Re: [PATCH bpf-next 4/4] bpf: query effective progs without cgroup_mutex

Stanislav Fomichev <sdf@xxxxxxxxxx> · Tue, 16 May 2023 17:02:42 -0700

On Tue, May 16, 2023 at 3:02 PM Andrii Nakryiko
<andrii.nakryiko@xxxxxxxxx> wrote:
>
> On Thu, May 11, 2023 at 10:21 AM Stanislav Fomichev <sdf@xxxxxxxxxx> wrote:
> >
> > When querying bpf prog list, we don't really need to hold
> > cgroup_mutex. There is only one caller of cgroup_bpf_query
> > (cgroup_bpf_prog_query) and it does cgroup_get/put, so we're
> > safe WRT cgroup going way. However, we if we stop grabbing
> > cgroup_mutex, we risk racing with the prog attach/detach path
> > to the same cgroup, so here is how to work it around.
> >
> > We have two case:
> > 1. querying effective array
> > 2. querying non-effective list
> >
> > (1) is easy because it's already a RCU-managed array, so all we
> > need is to make a copy of that array (under rcu read lock)
> > into a temporary buffer and copy that temporary buffer back
> > to userspace.
> >
> > (2) is more involved because we keep the list of progs and it's
> > not managed by RCU. However, it seems relatively simple to
> > convert that hlist to the RCU-managed one: convert the readers
> > to use hlist_xxx_rcu and replace kfree with kfree_rcu. One
> > other notable place is cgroup_bpf_release where we replace
> > hlist_for_each_entry_safe with hlist_for_each_entry_rcu. This
> > should be safe because hlist_del_rcu does not remove/poison
> > forward pointer of the list entry, so it's safe to remove
> > the elements while iterating (without specially flavored
> > for_each_safe wrapper).
> >
> > For (2), we also need to take care of flags. I added a bunch
> > of READ_ONCE/WRITE_ONCE to annotate lockless access. And I
> > also moved flag update path to happen before adding prog
> > to the list to make sure readers observe correct flags.
> >
> > Signed-off-by: Stanislav Fomichev <sdf@xxxxxxxxxx>
> > ---
> >  include/linux/bpf-cgroup-defs.h |   2 +-
> >  include/linux/bpf-cgroup.h      |   1 +
> >  kernel/bpf/cgroup.c             | 152 ++++++++++++++++++--------------
> >  3 files changed, 90 insertions(+), 65 deletions(-)
> >
>
> Few reservations from my side:
>
> 1. You are adding 16 bytes to bpf_prog_list, of which there could be
> *tons* copies of. It might be ok, but slightly speeding up something
> that's not even considered to be a performance-critical operation
> (prog query) at the expense of more memory usage feels a bit odd.
>
> 2. This code is already pretty tricky, and that's under the
> simplifying conditions of cgroup_mutex being held. We are now making
> it even more complicated without locks being held.
>
> 3. This code is probably going to be changed again once Daniel's
> multi-prog API lands, so we are going to do this exercise again
> afterwards?

I'm happy to wait for (3). From my pow (2) is the most concerning. The
code is a bit complicated (and my patches are not helping), maybe
that's a sign that we need to clean it up :-)
Some parts are rcu-safe, some aren't. cgroup_mutex usage looks like
something that was done long ago for simplicity and might not apply
anymore. We now have machines which have multiple progs attached per
cgroup; grabbing global lock just to query the list seems excessive.

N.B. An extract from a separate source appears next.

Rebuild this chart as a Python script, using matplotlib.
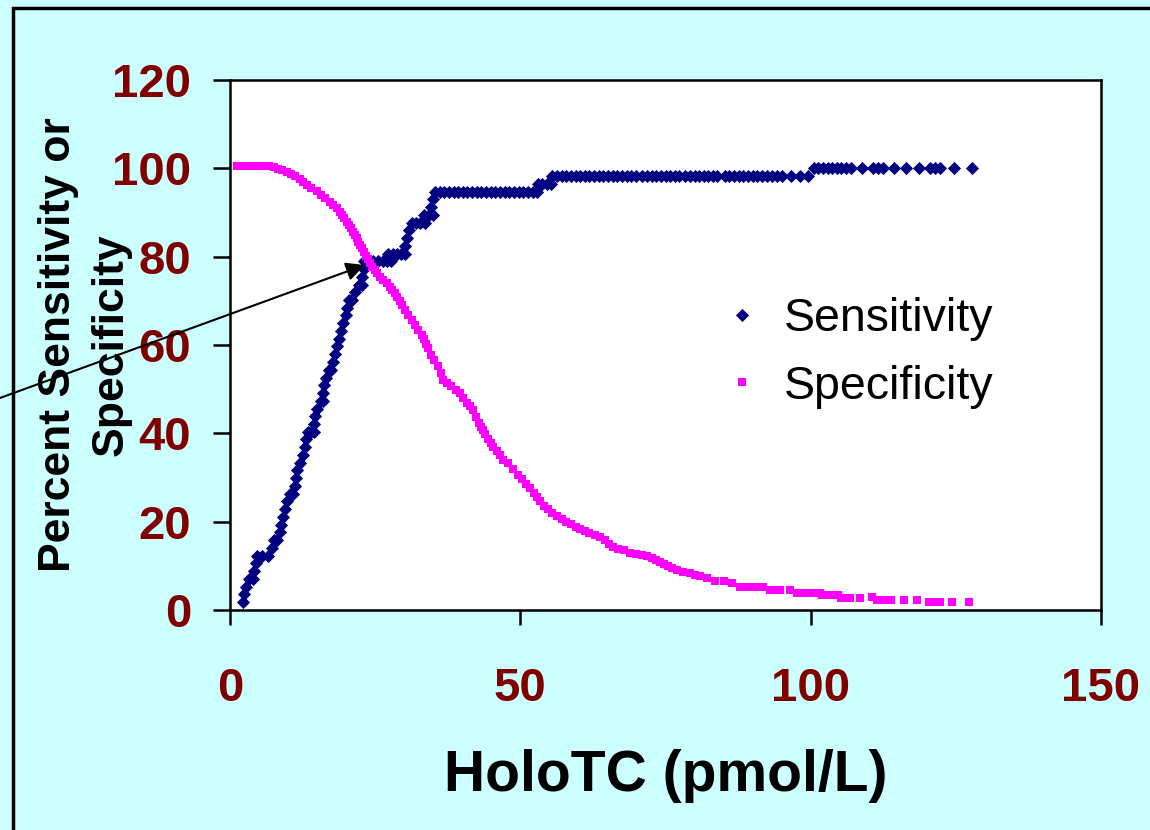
import matplotlib
matplotlib.use('Agg')
import matplotlib.pyplot as plt
from matplotlib.patches import Rectangle

# Sensitivity (navy diamonds)
sens_x = [2.2, 2.4, 2.8, 3.2, 4.0, 4.1, 4.5, 4.7, 5.5, 6.5, 7.3, 7.6, 8.1, 8.6, 8.8,
          9.2, 9.5, 9.9, 10.4, 10.9, 11.2, 11.4, 11.6, 12.1, 12.5, 12.9, 13.1, 13.5,
          14.0, 14.5, 14.5, 14.7, 15.0, 15.6, 16.0, 16.0, 16.2, 16.6, 17.0, 17.4,
          17.7, 18.0, 18.4, 18.7, 19.1, 19.5, 20.0, 20.1, 20.5, 21.0, 21.5, 22.3,
          22.8, 22.8, 23.0,
          23.1, 23.9, 24.7, 25.5, 26.3, 27.0, 27.8,
          27.2, 28.0, 28.8, 29.5, 30.1,
          30.1, 30.4, 30.9,
          31.3, 32.0, 32.8, 33.5,
          33.4, 34.2, 35.0,
          34.7, 35.0,
          35.3, 36.1, 36.9, 37.7, 38.5, 39.3, 40.1, 40.9, 41.7, 42.5, 43.3, 44.1,
          44.9, 45.7, 46.5, 47.3, 48.1, 48.9, 49.7, 50.5, 51.3, 52.1, 52.9,
          53.0, 53.8, 54.6, 55.2,
          55.5, 56.3, 57.1, 57.9, 58.7, 59.5, 60.3, 61.1, 61.9, 62.7, 63.5, 64.3,
          65.1, 65.9, 66.7, 67.5, 68.3, 69.1, 69.9, 71.0, 71.8, 72.6, 73.4, 74.2,
          75.0, 75.8, 76.6, 77.4, 78.4, 79.2, 80.0, 80.8, 81.6, 82.4, 83.2, 83.9,
          85.2, 86.0, 86.8, 87.6, 88.4, 89.2, 90.0, 90.8, 91.6, 92.4, 93.3, 94.2,
          95.1, 96.6, 98.1, 99.6,
          100.5, 101.3, 102.1, 102.9, 103.7, 104.5, 105.3, 106.1, 107.0, 108.8,
          110.7, 111.6, 112.5, 114.3, 116.5, 118.7, 120.5, 121.4, 122.3, 124.7, 127.8]
sens_y = [1.75, 3.51, 5.26, 7.02, 7.02, 8.77, 10.53, 12.28, 12.28, 12.28, 14.04, 15.79,
          15.79, 17.54, 19.30, 21.05, 22.81, 24.56, 26.32, 26.32, 28.07, 29.82, 31.58,
          33.33, 35.09, 36.84, 38.60, 40.35, 40.35, 40.35, 42.11, 43.86, 45.61, 47.37,
          47.37, 49.12, 50.88, 52.63, 54.39, 54.39, 56.14, 57.89, 59.65, 61.40, 63.16,
          64.91, 66.67, 68.42, 70.18, 70.18, 71.93, 73.68, 73.68, 75.44, 77.19,
          78.95, 78.95, 78.95, 78.95, 78.95, 78.95, 78.95,
          80.70, 80.70, 80.70, 80.70, 80.70,
          82.46, 84.21, 85.96,
          87.72, 87.72, 87.72, 87.72,
          89.47, 89.47, 89.47,
          91.23, 92.98,
          94.74, 94.74, 94.74, 94.74, 94.74, 94.74, 94.74, 94.74, 94.74, 94.74,
          94.74, 94.74, 94.74, 94.74, 94.74, 94.74, 94.74, 94.74, 94.74, 94.74,
          94.74, 94.74, 94.74,
          96.49, 96.49, 96.49, 96.49,
          98.25, 98.25, 98.25, 98.25, 98.25, 98.25, 98.25, 98.25, 98.25, 98.25,
          98.25, 98.25, 98.25, 98.25, 98.25, 98.25, 98.25, 98.25, 98.25, 98.25,
          98.25, 98.25, 98.25, 98.25, 98.25, 98.25, 98.25, 98.25, 98.25, 98.25,
          98.25, 98.25, 98.25, 98.25, 98.25, 98.25, 98.25, 98.25, 98.25, 98.25,
          98.25, 98.25, 98.25, 98.25, 98.25, 98.25, 98.25, 98.25, 98.25, 98.25,
          98.25, 98.25,
          100, 100, 100, 100, 100, 100, 100, 100, 100, 100, 100, 100, 100, 100,
          100, 100, 100, 100, 100, 100, 100]

# Specificity (magenta squares)
spec_x = [1.2, 1.9, 2.6, 3.3, 4.0, 4.7, 5.4, 6.1, 6.8, 7.5, 8.2, 9.0, 9.8, 10.5,
          11.2, 12.0, 12.6, 13.3, 14.0, 14.9, 15.6, 16.4, 17.2, 17.8, 18.4, 18.9,
          19.3, 19.7, 20.1, 20.5, 20.9, 21.2, 21.5, 21.8, 22.1, 22.4, 22.7, 23.0,
          23.4, 23.7, 24.1, 24.5, 24.9, 25.3, 25.9, 26.4, 27.0, 27.5, 27.9, 28.4,
          28.8, 29.2, 29.6, 30.2, 30.7, 31.3, 31.9, 32.4, 33.0, 33.4, 33.8, 34.1,
          34.6, 35.2, 35.9, 36.3, 36.7, 37.4, 38.1, 38.9, 39.6, 40.2, 40.8, 41.4,
          41.9, 42.4, 42.9, 43.3, 43.6, 44.0, 44.5, 44.9, 45.3, 45.9, 46.5, 47.1,
          47.9, 48.7, 49.6, 50.3, 51.0, 51.7, 52.3, 52.8, 53.4, 54.0, 54.7, 55.5,
          56.3, 57.1, 57.9, 58.7, 59.5, 60.3, 61.1, 61.9, 62.8, 63.7, 64.5, 65.3,
          66.0, 66.9, 67.9, 68.9, 69.9, 70.9, 71.8, 72.6, 73.3, 74.0, 74.7, 75.4,
          76.1, 77.0, 78.0, 79.2, 80.0, 80.9, 82.1, 83.5, 85.0, 86.4, 87.8, 88.6,
          89.4, 90.2, 91.0, 91.8, 93.0, 93.8, 94.7, 96.4, 97.6, 98.7, 99.6, 100.5,
          101.6, 102.0, 102.8, 103.8, 104.7, 105.3, 106.1, 106.8, 108.5, 110.5,
          111.4, 112.5, 113.9, 116.1, 118.3, 120.3, 121.2, 122.3, 124.3, 127.3]
spec_y = [100.6, 100.6, 100.6, 100.6, 100.6, 100.6, 100.6, 100.6, 100.6, 100.2,
          99.9, 99.6, 99.2, 98.8, 98.2, 97.6, 97.0, 96.3, 95.6, 94.8, 94.0, 93.2,
          92.4, 91.6, 90.9, 90.2, 89.4, 88.7, 87.9, 87.1, 86.4, 85.6, 84.9, 84.1,
          83.4, 82.6, 81.9, 81.1, 80.2, 79.4, 78.5, 77.7, 77.0, 76.2, 75.4, 74.7,
          74.0, 73.2, 72.5, 71.7, 70.8, 69.9, 69.0, 67.9, 66.8, 65.7, 64.6, 63.4,
          62.3, 61.3, 60.2, 59.2, 57.8, 56.5, 55.2, 53.6, 52.1, 51.3, 50.6, 49.8,
          49.1, 48.0, 46.9, 46.1, 45.3, 43.8, 42.3, 41.5, 40.8, 39.8, 38.7, 37.8,
          37.0, 36.0, 35.0, 34.0, 33.2, 32.0, 30.6, 29.6, 28.6, 27.6, 26.5, 25.5,
          24.6, 23.6, 22.8, 22.0, 21.3, 20.6, 20.0, 19.4, 18.8, 18.3, 17.8, 17.4,
          17.0, 16.6, 15.8, 15.0, 14.3, 13.9, 13.5, 12.8, 12.6, 12.4, 12.2, 11.7,
          11.2, 10.9, 10.4, 9.9, 9.4, 9.1, 8.7, 8.3, 8.0, 7.6, 7.2, 6.6, 6.6, 6.0,
          5.2, 5.2, 5.2, 5.2, 5.2, 5.2, 4.5, 4.5, 4.5, 4.5, 3.9, 3.9, 3.9, 3.9,
          3.9, 3.4, 3.4, 3.4, 3.4, 2.8, 2.8, 2.8, 2.8, 2.9, 2.3, 2.3, 2.3, 2.3,
          2.3, 1.7, 1.7, 1.7, 1.7, 1.7]

x_ticks = [0, 50, 100, 150]
y_ticks = [0, 20, 40, 60, 80, 100, 120]

BG = '#ccffff'
TICK_RED = '#800000'

fig = plt.figure(figsize=(11.5, 8.3), dpi=100, facecolor=BG)
ax = fig.add_axes([0.2, 0.2651, 0.7574, 0.6386])
ax.set_facecolor('white')

ax.plot(sens_x, sens_y, linestyle='none', marker='D', markersize=6,
        markeredgewidth=0.6, color='#000080', label='Sensitivity')
ax.plot(spec_x, spec_y, linestyle='none', marker='s', markersize=5.2,
        markeredgewidth=0, color='#ff00ff', label='Specificity')

ax.set_xlim(0, 150)
ax.set_ylim(0, 120)
ax.set_xticks(x_ticks)
ax.set_yticks(y_ticks)

for s in ax.spines.values():
    s.set_linewidth(1.8)
ax.tick_params(axis='y', direction='out', length=12, width=1.8, pad=16)
ax.tick_params(axis='x', direction='out', length=11, width=1.8, pad=30)
for lab in ax.get_xticklabels() + ax.get_yticklabels():
    lab.set_fontfamily('Liberation Sans')
    lab.set_fontweight('bold')
    lab.set_fontsize(34)
    lab.set_color(TICK_RED)

ax.set_xlabel('HoloTC (pmol/L)', fontfamily='Liberation Sans',
              fontweight='bold', fontsize=41)
ax.xaxis.set_label_coords(0.5, -0.262)

ax.set_ylabel('Percent Sensitivity or\nSpecificity', fontfamily='Liberation Sans',
              fontweight='bold', fontsize=32, linespacing=1.35)
ax.yaxis.set_label_coords(-0.113, 0.5)

leg = ax.legend(loc='upper left', bbox_to_anchor=(0.55, 0.625), frameon=False,
                prop={'family': 'Liberation Sans', 'size': 33.5},
                handlelength=0.6, handletextpad=0.6, labelspacing=0.5,
                borderaxespad=0)

# arrow pointing at the crossing point
ax.annotate('', xy=(23.2, 78.1), xytext=(-39.6, 48),
            arrowprops=dict(arrowstyle='-|>', color='black', lw=1.5,
                            mutation_scale=28, shrinkA=0, shrinkB=0),
            annotation_clip=False)

# outer frame of the slide, cut off at right and bottom
fig.patches.append(Rectangle((0.0113, -0.1), 1.2, 1.0904, transform=fig.transFigure,
                             fill=False, edgecolor='black', linewidth=2.5))

fig.savefig('out.png', dpi=100, facecolor=BG)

> So taking a bit of a step back. In cover letter you mentioned:
>
>   > We're observing some stalls on the heavily loaded machines
>   > in the cgroup_bpf_prog_query path. This is likely due to
>   > being blocked on cgroup_mutex.
>
> Is that likely an unconfirmed suspicion or you did see that
> cgroup_mutex lock is causing stalls?

My intuition: we know that we have multiple-second stalls due
cgroup_mutex elsewhere and I don't see any other locks in the
prog_query path.

> Also, I wonder if you tried using BPF program or cgroup iterators to
> get all this information from BPF side? I wonder if that's feasible?

Cgroup iterator has the following in the comment:
Note: the iter_prog is called with cgroup_mutex held.

I can probably use a link iterator; I would have to upcast bpf_link to
bpf_cgroup_link (via bpf_probe_read?) to get to the cgroup id, but it
seems like a workaround?